One day, I was browsing on Ebay (as you do ;-) when I happened upon a Rotary Table. For the uninitiated, that's a cast-iron circular table used to accurately position parts on a mill for drilling etc... and it rotates. So if for example you wanted to cross-drill some brake discs every 'x' degrees, a rotary table will allow you to turn the disc exactly the right amount to line up for the next hole. It's 12" in diameter and badged by Jones & Shipman:-

As you can see it's a shade too big for the Perrin, though it's just possible to position it so that the centre of the table is central to the quill, and a large pair of G-clamps seems to keep it in place well enough.

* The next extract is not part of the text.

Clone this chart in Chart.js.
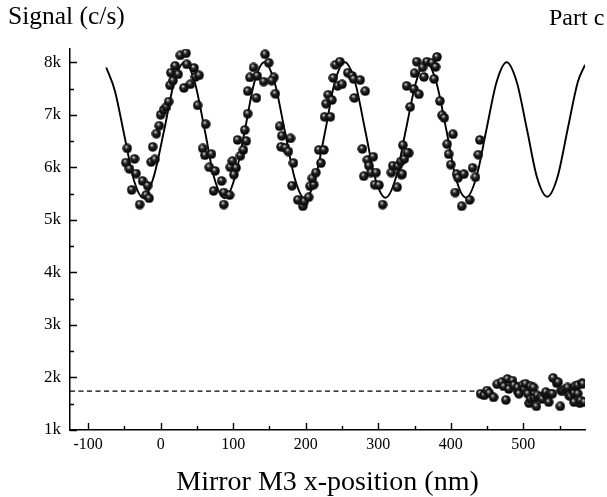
<!DOCTYPE html>
<html>
<head>
<meta charset="utf-8">
<title>Part c</title>
<script src="https://cdn.jsdelivr.net/npm/chart.js@4.4.0/dist/chart.umd.min.js"></script>
<style>
  html, body { margin: 0; padding: 0; background: #fff; }
  #wrap { position: relative; width: 607px; height: 497px; }
  #partLabel {
    position: absolute; left: 549px; top: 5px;
    font: 24px "Liberation Serif", "Times New Roman", serif;
    line-height: 1; color: #000; white-space: nowrap;
  }
</style>
</head>
<body>
<div id="wrap">
  <canvas id="signalChart"></canvas>
  <div id="partLabel">Part c</div>
</div>
<script>
// Axis ticks (major ones get a label)
const xTickValues = [-100, -50, 0, 50, 100, 150, 200, 250, 300, 350, 400, 450, 500, 550];
const yTickValues = [1000, 1500, 2000, 2500, 3000, 3500, 4000, 4500, 5000, 5500, 6000, 6500, 7000, 7500, 8000];

// Fitted interference curve
const curveX = [-75, -63, -50, -37, -24, -10, 5, 19, 33, 47, 61, 74, 88, 102, 116, 129, 143, 157, 171, 185, 199,
  213, 227, 240, 254, 268, 282, 296, 310, 324, 338, 352, 366, 380, 394, 407, 421, 435, 449, 463, 477, 491, 505,
  519, 533, 547, 561, 575, 585];
const curveY = [7900, 7450, 6600, 5760, 5420, 5800, 6720, 7640, 8000, 7620, 6690, 5790, 5410, 5790, 6700, 7610,
  8000, 7620, 6700, 5780, 5400, 5780, 6700, 7620, 8000, 7620, 6700, 5780, 5420, 5790, 6710, 7620, 8000, 7620,
  6700, 5790, 5420, 5800, 6710, 7620, 8000, 7620, 6720, 5800, 5440, 5810, 6720, 7620, 7950];

// Measured signal, mirror scan
const scanX = [-46, -48, -36, -43, -34, -40, -25, -18, -20, -16, -29, -11, -13, -8, -6, -2, 0, 4, 8, 11, 13, 17,
  14, 20, 24, 27, 35, 36, 32, 41, 46, 48, 53, 51, 62, 58, 61, 70, 67, 75, 84, 73, 87, 95, 87, 96, 99, 104, 101,
  110, 114, 106, 118, 116, 120, 120,
  128, 123, 132, 133, 142, 144, 149, 156, 153, 158, 164, 167, 179, 166, 172, 176, 183, 181, 189, 196, 198, 204,
  206, 211, 209, 214, 221, 218, 225, 226, 234, 228, 231, 236, 238, 241, 247, 244, 250, 258, 264, 266, 275, 282,
  267, 278, 285, 293, 287, 290, 297, 280, 295, 301, 306, 318, 320, 327, 326, 332, 331, 336, 342, 334, 344, 339,
  349, 356, 350, 353, 361, 363, 367,
  381, 374, 379, 377, 385, 388, 391, 403, 395, 397, 400, 408, 410, 418, 406, 415, 426, 430, 434, 438, 440, 340, 333];
const scanY = [6360, 6090, 6160, 5970, 5880, 5570, 5740, 5650, 5470, 5410, 5290, 6390, 6100, 6150, 6640, 6790,
  7000, 7090, 7150, 7250, 7560, 7650, 7800, 7930, 7770, 8130, 8170, 7960, 7510, 7580, 7890, 7720, 7750, 7180,
  6820, 6360, 6230, 6250, 6000, 5930, 5740, 5550, 5520, 5470, 5290, 6000, 6120, 5990, 5860, 6220, 6330, 6520,
  6500, 6710, 7450, 7020,
  7900, 7710, 7320, 7740, 7630, 8150, 7990, 7710, 7650, 7400, 6780, 6600, 6550, 6390, 6370, 6300, 6080, 5650,
  5380, 5260, 5350, 5430, 5640, 5670, 5790, 5900, 6080, 6330, 6330, 6960, 6960, 7210, 7380, 7280, 7700, 7950,
  8010, 7550, 7580, 7800, 7740, 7680, 7660, 7450, 7320, 6350, 6140, 6200, 6030, 5900, 5900, 5830, 5670, 5660,
  5290, 5900, 6030, 6020, 5620, 5860, 6110, 6160, 6270, 6420, 7150, 7550, 7490, 7390, 7790, 8010, 7900, 7720,
  8010,
  8100, 7990, 7910, 7680, 7260, 6990, 6940, 6630, 6440, 6250, 6050, 5870, 5800, 5870, 5520, 5260, 5380, 5990,
  5810, 6240, 6520, 6280, 5870];

// Background signal (beam blocked)
const bgX = [441, 446, 450, 453, 459, 464, 470, 473, 476, 478, 480, 485, 487, 492, 492, 494, 499, 501, 503, 506,
  508, 510, 510, 514, 515, 518, 519, 524, 526, 531, 531, 535, 537, 540, 541, 546, 548, 551, 552, 554, 558, 561,
  563, 565, 570, 570, 571, 575, 575, 578, 579, 581, 582, 584];
const bgY = [1690, 1660, 1750, 1700, 1620, 1870, 1910, 1830, 1570, 1970, 1780, 1940, 1850, 1740, 1810, 1690, 1850,
  1780, 1880, 1690, 1510, 1590, 1830, 1810, 1610, 1450, 1660, 1620, 1590, 1680, 1720, 1530, 1690, 1690, 1990,
  1890, 1910, 1450, 1750, 1750, 1780, 1810, 1660, 1640, 1700, 1530, 1830, 1850, 1690, 1510, 1560, 1890, 1880, 1530];

// Mean background level
const bgLevelX = [-125, 437];
const bgLevelY = [1740, 1740];

const FONT = '"Liberation Serif", "Times New Roman", serif';

function toPoints(xs, ys) {
  return xs.map((x, i) => ({ x: x, y: ys[i] }));
}

// shaded black ball used as point marker
function makeBall(d) {
  const c = document.createElement('canvas');
  c.width = d;
  c.height = d;
  const g = c.getContext('2d');
  const r = d / 2;
  const grad = g.createRadialGradient(r * 0.75, r * 0.6, 0, r, r, r);
  grad.addColorStop(0, '#ffffff');
  grad.addColorStop(0.14, '#a8a8a8');
  grad.addColorStop(0.4, '#262626');
  grad.addColorStop(0.85, '#030303');
  grad.addColorStop(1, '#333333');
  g.fillStyle = grad;
  g.beginPath();
  g.arc(r, r, r - 0.2, 0, Math.PI * 2);
  g.fill();
  return c;
}

// ticks drawn inward from the axis lines
const innerTicks = {
  id: 'innerTicks',
  afterDraw(chart) {
    const { ctx, chartArea } = chart;
    const xs = chart.scales.x;
    const ys = chart.scales.y;
    ctx.save();
    ctx.strokeStyle = '#000';
    ctx.lineWidth = 1.4;
    ctx.beginPath();
    xs.ticks.forEach(t => {
      const px = Math.round(xs.getPixelForValue(t.value)) + 0.5;
      const len = t.value % 100 === 0 ? 7 : 4;
      ctx.moveTo(px, chartArea.bottom);
      ctx.lineTo(px, chartArea.bottom - len);
    });
    ys.ticks.forEach(t => {
      const py = Math.round(ys.getPixelForValue(t.value)) + 0.5;
      const len = t.value % 1000 === 0 ? 7 : 4;
      ctx.moveTo(chartArea.left, py);
      ctx.lineTo(chartArea.left + len, py);
    });
    ctx.stroke();
    ctx.restore();
  }
};

function init() {
  const ball = makeBall(10);
  Chart.defaults.color = '#000';
  Chart.defaults.font.family = FONT;

  new Chart(document.getElementById('signalChart'), {
    type: 'scatter',
    data: {
      datasets: [
        {
          label: 'Signal',
          data: toPoints(scanX, scanY),
          pointStyle: ball,
          pointRadius: 5
        },
        {
          label: 'Background',
          data: toPoints(bgX, bgY),
          pointStyle: ball,
          pointRadius: 5
        },
        {
          type: 'line',
          label: 'Fit',
          data: toPoints(curveX, curveY),
          borderColor: '#000',
          borderWidth: 1.9,
          pointRadius: 0,
          fill: false,
          cubicInterpolationMode: 'monotone'
        },
        {
          type: 'line',
          label: 'Background level',
          data: toPoints(bgLevelX, bgLevelY),
          borderColor: '#000',
          borderWidth: 1.3,
          borderDash: [5, 3.5],
          pointRadius: 0,
          fill: false
        }
      ]
    },
    options: {
      responsive: true,
      maintainAspectRatio: false,
      animation: false,
      layout: { padding: { left: 8, right: 22, top: 0, bottom: 0 } },
      plugins: {
        legend: { display: false },
        tooltip: { enabled: false },
        title: {
          display: true,
          text: 'Signal (c/s)',
          align: 'start',
          color: '#000',
          font: { family: FONT, size: 25.5, weight: 'normal', lineHeight: 1.2 },
          padding: { top: 2, bottom: 16.5 }
        }
      },
      scales: {
        x: {
          type: 'linear',
          min: -125,
          max: 585,
          grid: { display: false, drawTicks: false, tickLength: 0 },
          border: { display: true, color: '#000', width: 1.5 },
          afterBuildTicks: scale => { scale.ticks = xTickValues.map(v => ({ value: v })); },
          ticks: {
            autoSkip: false,
            maxRotation: 0,
            padding: 5,
            font: { family: FONT, size: 16 },
            callback: v => (v % 100 === 0 ? String(v) : '')
          },
          title: {
            display: true,
            text: 'Mirror M3 x-position (nm)',
            font: { family: FONT, size: 28, lineHeight: 1 },
            padding: { top: 0, bottom: 0 }
          },
          afterFit: scale => { scale.height = 67; }
        },
        y: {
          type: 'linear',
          min: 1000,
          max: 8250,
          grid: { display: false, drawTicks: false, tickLength: 0 },
          border: { display: true, color: '#000', width: 1.5 },
          afterBuildTicks: scale => { scale.ticks = yTickValues.map(v => ({ value: v })); },
          ticks: {
            autoSkip: false,
            padding: 9,
            font: { family: FONT, size: 17 },
            callback: v => (v % 1000 === 0 ? (v / 1000) + 'k' : '')
          },
          afterFit: scale => { scale.width = 62; }
        }
      }
    },
    plugins: [innerTicks]
  });
}

document.addEventListener('DOMContentLoaded', init);
</script>
</body>
</html>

The table weighs over 50Kg as it's basically a cast-iron T-slotted platter on a cast-iron base with a reduction gear and a brake.. probably made from cast iron. The table is graduated in degrees and the vernier in minutes of rotation; there's about 4 minutes of lash in the reduction drive which I reckon is acceptable given the jobs I'm likely to have for it. I stripped the table down and cleaned the gunk out: with a liberal squirt of oil it now rotates smoothly with little effort. The price was right too: the seller was out in the sticks about 30 miles from Aberdeen and the table was 'collection only' so I guess it limited his market somewhat. I happened to be in the north of Scotland on business and was able to detour to collect it! The pin you can see in the middle is attached to a plunger that can be used to clear swarf out from the centre hole; in a flash of genius I turned it to a tapered point and with a threaded centre fitted to the end of the spindle it becomes the work of seconds to set or reset the table dead-centre under the quill (though the Perrin's new DRO system now takes care of that anyway!).